Technology: For Community Administrators

community administrators

Awareness provides community administrators with the tools they need to:

Organize content

Create an unlimited number of categories, pull in RSS feeds, create link lists, etc. Categories can be hierarchical and nested to any depth, and can also be used for items such as "featured posts," and "question of the day."

Manage users

Segment users into different groups and assign them appropriate status (trusted, untrusted, suspended, etc.). A trusted user's content will get posted immediately to the community, but an untrusted user's content requires explicit approval first.

Assign permissions

Manage the relationship between users and content: which users can post to which category?
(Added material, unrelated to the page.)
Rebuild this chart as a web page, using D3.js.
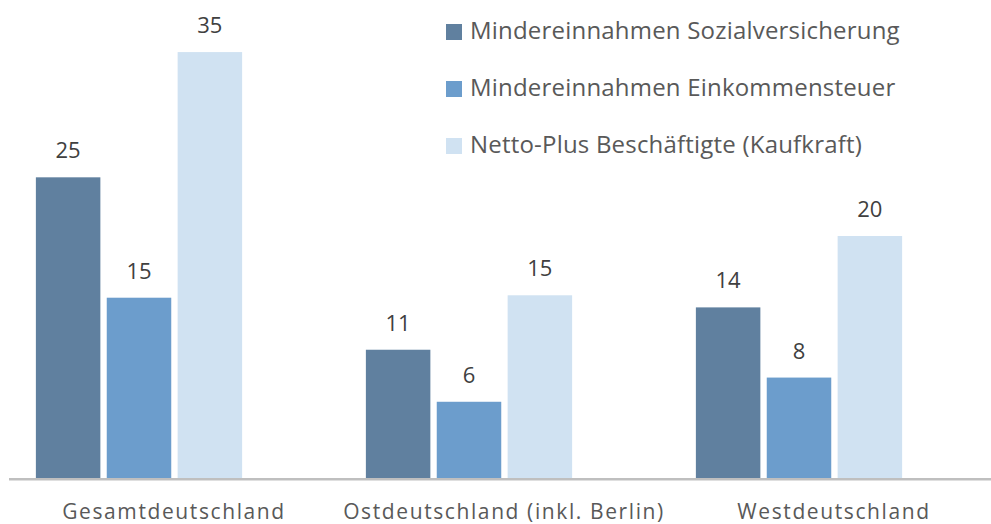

Who can read what? Who can edit certain wikis? Who can comment on what content? Here are some examples:

  • A category for executives only.
  • An area only for members working on a special project (this can include a blend of employees, customers, and partners).
  • A "from the experts" category that anyone can see or comment on, but only users with an "expert" status can post to.
  • A "suggestion box" in which everyone can post but only select people can read.
  • "Featured posts" that only certain users can write to but anyone can read.
  • A wiki that only select users can edit, but anyone can read.

Moderate content

Content moderation comes in two forms:

  • Manual moderation. Moderators explicitly review posts and take action (approve, reject, edit the post, notify the author, re-categorize the post, etc.)
  • Automated moderation. Rules and filters look at content—including user contributions and RSS feeds—to identify "bad" content or "good" content. The rules can automatically flag the content for a moderator, reject the post, notify someone, replace words, etc.

Understand community activity. Reports and metrics provide insight into community participation.